In Figure 6b and Figure 7, it can be clear observed that the DESS can quickly cope with changes in the load demand and power generation from the solar PV unit while comparing with the responses for the DC microgrid having only the BESS. In Figure 8, it can be seen that the variations in the SoC for the BESS is much lower when the SC is used. This means that the operation of a DC microgrid having a DESS helps to avoid the deep charging or discharging of the BESS and, thus, the lifetime of the BESS is improved. In Figure 6a, it can be seen that the output power of the PV unit becomes zero at some instances (particularly, for the values closer to zero). This is mainly because of the transient issues and values being closer to zero. Furthermore, Figure 6, Figure 7 and Figure 8 show that there are step changes in the solar irradiation for which it is quite hard to distinguish the response time between the BESS and DESS. However, this would not be the case during practical operating conditions as the solar irradiation randomly varies even worse than shown in Figure 9a. The response time is affected if these variations in the solar irradiation are more frequent, as in Figure 9c. The power profiles of different components within the DC microgrid are shown in Figure 9b–e, in which it is clear that there exist more transients. In this condition, the common DC-bus voltage and relevant SoCs are shown in Figure 10 and Figure 11.

From all these simulation results, it can be seen that the DESS with the proposed EMS-based control scheme enhances the operational reliability in terms of maintaining both voltage stability and power balances under different operating scenarios.

5. Conclusions

The merit of having an EMS-based control scheme in a DC microgrid with the DESS was investigated through rigorous simulation studies. The simulation results clearly depict that the EMS-based control strategy for a DC microgrid with the DESS tackles the transient events in a much better way compared to that of having system with only the BESS. The results also reveal that the newly developed EMS-based control strategy improves the overall dynamic performance of DC microgrids in terms of maintaining the power balance and voltage stability under severe transients due to variations in the output power of solar PV units and changes in the load demand.
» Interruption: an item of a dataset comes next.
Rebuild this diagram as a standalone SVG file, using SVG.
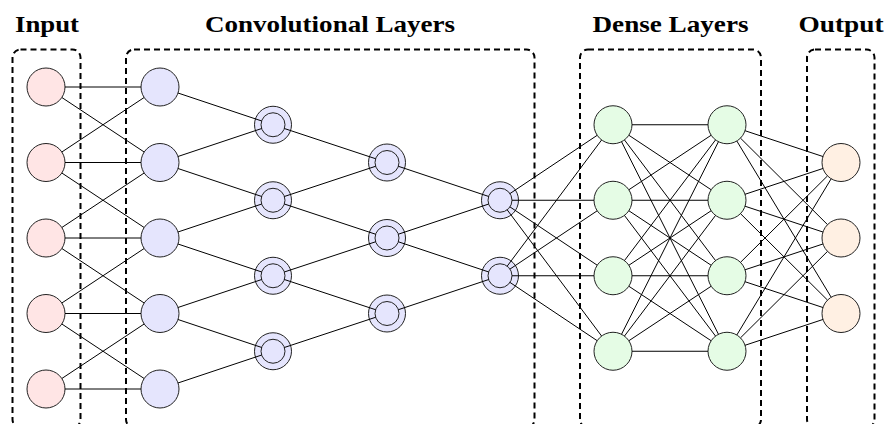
<svg xmlns="http://www.w3.org/2000/svg" width="887" height="424" viewBox="0 0 887 424">
<style>
.title{font-family:"Liberation Serif","Times New Roman",serif;font-weight:bold;font-size:24px;fill:#000;text-anchor:middle}
.box{fill:none;stroke:#000;stroke-width:2;stroke-dasharray:6 4}
.n{stroke:#222;stroke-width:1}
.in{fill:#ffe5e5}
.cv{fill:#e5e5fd}
.ds{fill:#e5fce5}
.out{fill:#fff0e3}
#connectors line{stroke:#000;stroke-width:1}
</style>
<rect width="887" height="424" fill="#fff"/>
<g id="titles">
<text class="title" x="47" y="32" textLength="64" lengthAdjust="spacingAndGlyphs">Input</text>
<text class="title" x="330" y="32" textLength="250" lengthAdjust="spacingAndGlyphs">Convolutional Layers</text>
<text class="title" x="670.5" y="32" textLength="156" lengthAdjust="spacingAndGlyphs">Dense Layers</text>
<text class="title" x="841" y="32" textLength="85" lengthAdjust="spacingAndGlyphs">Output</text>
</g>
<g id="boxes">
<rect id="box-input" class="box" x="12.5" y="49.5" width="68" height="378" rx="8"/>
<rect id="box-conv" class="box" x="126" y="49.5" width="408.5" height="378" rx="8"/>
<rect id="box-dense" class="box" x="580" y="49.5" width="181" height="378" rx="8"/>
<rect id="box-output" class="box" x="807" y="49.5" width="67.5" height="378" rx="8"/>
</g>
<g id="nodes">
<g id="in1"><circle class="n in" cx="46" cy="87" r="19"/></g>
<g id="in2"><circle class="n in" cx="46" cy="162.5" r="19"/></g>
<g id="in3"><circle class="n in" cx="46" cy="238" r="19"/></g>
<g id="in4"><circle class="n in" cx="46" cy="313.5" r="19"/></g>
<g id="in5"><circle class="n in" cx="46" cy="389" r="19"/></g>
<g id="c1_1"><circle class="n cv" cx="160" cy="87" r="19"/></g>
<g id="c1_2"><circle class="n cv" cx="160" cy="162.5" r="19"/></g>
<g id="c1_3"><circle class="n cv" cx="160" cy="238" r="19"/></g>
<g id="c1_4"><circle class="n cv" cx="160" cy="313.5" r="19"/></g>
<g id="c1_5"><circle class="n cv" cx="160" cy="389" r="19"/></g>
<g id="c2_1"><circle class="n cv" cx="273" cy="124.75" r="18.5"/><circle class="n cv" cx="273" cy="124.75" r="12"/></g>
<g id="c2_2"><circle class="n cv" cx="273" cy="200.25" r="18.5"/><circle class="n cv" cx="273" cy="200.25" r="12"/></g>
<g id="c2_3"><circle class="n cv" cx="273" cy="275.75" r="18.5"/><circle class="n cv" cx="273" cy="275.75" r="12"/></g>
<g id="c2_4"><circle class="n cv" cx="273" cy="351.25" r="18.5"/><circle class="n cv" cx="273" cy="351.25" r="12"/></g>
<g id="c3_1"><circle class="n cv" cx="387" cy="162.5" r="18.5"/><circle class="n cv" cx="387" cy="162.5" r="12"/></g>
<g id="c3_2"><circle class="n cv" cx="387" cy="238" r="18.5"/><circle class="n cv" cx="387" cy="238" r="12"/></g>
<g id="c3_3"><circle class="n cv" cx="387" cy="313.5" r="18.5"/><circle class="n cv" cx="387" cy="313.5" r="12"/></g>
<g id="c4_1"><circle class="n cv" cx="500" cy="200.25" r="18.5"/><circle class="n cv" cx="500" cy="200.25" r="12"/></g>
<g id="c4_2"><circle class="n cv" cx="500" cy="275.75" r="18.5"/><circle class="n cv" cx="500" cy="275.75" r="12"/></g>
<g id="d1_1"><circle class="n ds" cx="613" cy="124.75" r="19"/></g>
<g id="d1_2"><circle class="n ds" cx="613" cy="200.25" r="19"/></g>
<g id="d1_3"><circle class="n ds" cx="613" cy="275.75" r="19"/></g>
<g id="d1_4"><circle class="n ds" cx="613" cy="351.25" r="19"/></g>
<g id="d2_1"><circle class="n ds" cx="727" cy="124.75" r="19"/></g>
<g id="d2_2"><circle class="n ds" cx="727" cy="200.25" r="19"/></g>
<g id="d2_3"><circle class="n ds" cx="727" cy="275.75" r="19"/></g>
<g id="d2_4"><circle class="n ds" cx="727" cy="351.25" r="19"/></g>
<g id="out1"><circle class="n out" cx="841" cy="162.5" r="19"/></g>
<g id="out2"><circle class="n out" cx="841" cy="238" r="19"/></g>
<g id="out3"><circle class="n out" cx="841" cy="313.5" r="19"/></g>
</g>
<g id="connectors">
<line x1="65" y1="87" x2="141" y2="87"/>
<line x1="65" y1="162.5" x2="141" y2="162.5"/>
<line x1="65" y1="238" x2="141" y2="238"/>
<line x1="65" y1="313.5" x2="141" y2="313.5"/>
<line x1="65" y1="389" x2="141" y2="389"/>
<line x1="61.84" y1="97.49" x2="144.16" y2="152.01"/>
<line x1="61.84" y1="172.99" x2="144.16" y2="227.51"/>
<line x1="61.84" y1="248.49" x2="144.16" y2="303.01"/>
<line x1="61.84" y1="323.99" x2="144.16" y2="378.51"/>
<line x1="61.84" y1="152.01" x2="144.16" y2="97.49"/>
<line x1="61.84" y1="227.51" x2="144.16" y2="172.99"/>
<line x1="61.84" y1="303.01" x2="144.16" y2="248.49"/>
<line x1="61.84" y1="378.51" x2="144.16" y2="323.99"/>
<line x1="178.02" y1="93.02" x2="261.62" y2="120.95"/>
<line x1="178.02" y1="168.52" x2="261.62" y2="196.45"/>
<line x1="178.02" y1="244.02" x2="261.62" y2="271.95"/>
<line x1="178.02" y1="319.52" x2="261.62" y2="347.45"/>
<line x1="178.02" y1="156.48" x2="261.62" y2="128.55"/>
<line x1="178.02" y1="231.98" x2="261.62" y2="204.05"/>
<line x1="178.02" y1="307.48" x2="261.62" y2="279.55"/>
<line x1="178.02" y1="382.98" x2="261.62" y2="355.05"/>
<line x1="284.39" y1="128.52" x2="375.61" y2="158.73"/>
<line x1="284.39" y1="204.02" x2="375.61" y2="234.23"/>
<line x1="284.39" y1="279.52" x2="375.61" y2="309.73"/>
<line x1="284.39" y1="196.48" x2="375.61" y2="166.27"/>
<line x1="284.39" y1="271.98" x2="375.61" y2="241.77"/>
<line x1="284.39" y1="347.48" x2="375.61" y2="317.27"/>
<line x1="398.38" y1="166.3" x2="488.62" y2="196.45"/>
<line x1="398.38" y1="241.8" x2="488.62" y2="271.95"/>
<line x1="398.38" y1="234.2" x2="488.62" y2="204.05"/>
<line x1="398.38" y1="309.7" x2="488.62" y2="279.55"/>
<line x1="509.98" y1="193.58" x2="597.2" y2="135.31"/>
<line x1="512" y1="200.25" x2="594" y2="200.25"/>
<line x1="509.98" y1="206.92" x2="597.2" y2="265.19"/>
<line x1="507.19" y1="209.86" x2="601.62" y2="336.04"/>
<line x1="507.19" y1="266.14" x2="601.62" y2="139.96"/>
<line x1="509.98" y1="269.08" x2="597.2" y2="210.81"/>
<line x1="512" y1="275.75" x2="594" y2="275.75"/>
<line x1="509.98" y1="282.42" x2="597.2" y2="340.69"/>
<line x1="632" y1="124.75" x2="708" y2="124.75"/>
<line x1="628.84" y1="135.24" x2="711.16" y2="189.76"/>
<line x1="624.45" y1="139.91" x2="715.55" y2="260.59"/>
<line x1="621.54" y1="141.72" x2="718.46" y2="334.28"/>
<line x1="628.84" y1="189.76" x2="711.16" y2="135.24"/>
<line x1="632" y1="200.25" x2="708" y2="200.25"/>
<line x1="628.84" y1="210.74" x2="711.16" y2="265.26"/>
<line x1="624.45" y1="215.41" x2="715.55" y2="336.09"/>
<line x1="624.45" y1="260.59" x2="715.55" y2="139.91"/>
<line x1="628.84" y1="265.26" x2="711.16" y2="210.74"/>
<line x1="632" y1="275.75" x2="708" y2="275.75"/>
<line x1="628.84" y1="286.24" x2="711.16" y2="340.76"/>
<line x1="621.54" y1="334.28" x2="718.46" y2="141.72"/>
<line x1="624.45" y1="336.09" x2="715.55" y2="215.41"/>
<line x1="628.84" y1="340.76" x2="711.16" y2="286.24"/>
<line x1="632" y1="351.25" x2="708" y2="351.25"/>
<line x1="745.04" y1="130.72" x2="822.96" y2="156.53"/>
<line x1="740.48" y1="138.14" x2="827.52" y2="224.61"/>
<line x1="736.82" y1="141.01" x2="831.18" y2="297.24"/>
<line x1="745.04" y1="194.28" x2="822.96" y2="168.47"/>
<line x1="745.04" y1="206.22" x2="822.96" y2="232.03"/>
<line x1="740.48" y1="213.64" x2="827.52" y2="300.11"/>
<line x1="740.48" y1="262.36" x2="827.52" y2="175.89"/>
<line x1="745.04" y1="269.78" x2="822.96" y2="243.97"/>
<line x1="745.04" y1="281.72" x2="822.96" y2="307.53"/>
<line x1="736.82" y1="334.99" x2="831.18" y2="178.76"/>
<line x1="740.48" y1="337.86" x2="827.52" y2="251.39"/>
<line x1="745.04" y1="345.28" x2="822.96" y2="319.47"/>
</g>
</svg>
Furthermore, this EMS-based control strategy ensures the extended lifetime of the BESS by keeping the variation in the SoC lower than that of a DC microgrid operating without a SC.

The main focus of the energy management system in this manuscript is only on maintaining the dynamic performance rather than the calculation of other features such as the improvements in the lifetime of the BESS. In future works, the improvements in the lifetime of the BESS can be calculated by using the load, generation, charging profiles, discharging profiles, etc. while considering the longer simulation period (e.g., yearly). Furthermore, the proposed scheme can be extended by employing a nonlinear adaptive control scheme in order to replace the PI controller presented in this work, as this would provide robustness against variations parameters and external disturbances.